Except that juvenile striped bass don’t feed heavily on crabs—although the eat them from time to time—and don’t really feed on bivalves.  They certainly don't "need" crabs and bivalves "to survive."  Even Sustainable Fisheries admits, elsewhere on the same page, that

Menhaden are a critical food source for striped bass, especially juveniles in and around the Chesapeake Bay. [emphasis added]”
That statement is more in accord with the accepted science. 


“During different stages in their life cycle, striped bass feed on zooplankton, fish larvae, insects, worms, amphipods, Bay anchovy, spot, menhaden, herring, shad, white perch, and yellow perch.”
Nowhere does NMFS suggest that bivalves and crabs are critical to the juvenile striped bass’ diet.  And nowhere does it suggest that striped bass and cownose rays compete, at any time, or at any place, for food.

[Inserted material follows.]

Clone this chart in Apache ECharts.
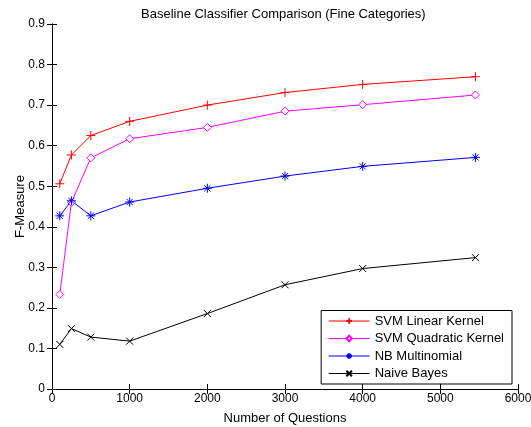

It seems that Sustainable Fisheries may have a credibility problem. Reading its "Atlantic striped bass" page, it appears that Sustainable Fisheries is more interested in sustaining the current level of striped bass landings rather than in sustaining the striped bass stock.

Although it claims to provide, and explain, the “science” of sustainable seafood, what it is really providing, at least with respect to striped bass, are excuses designed to mislead striped bass managers, and send them down the wrong path.

But if managers allow themselves to be misled, and head down the road that Sustainable Fisheries seems to be suggesting, we all will soon find, to our sorrow, that the Atlantic striped bass fishery isn’t sustainable any more.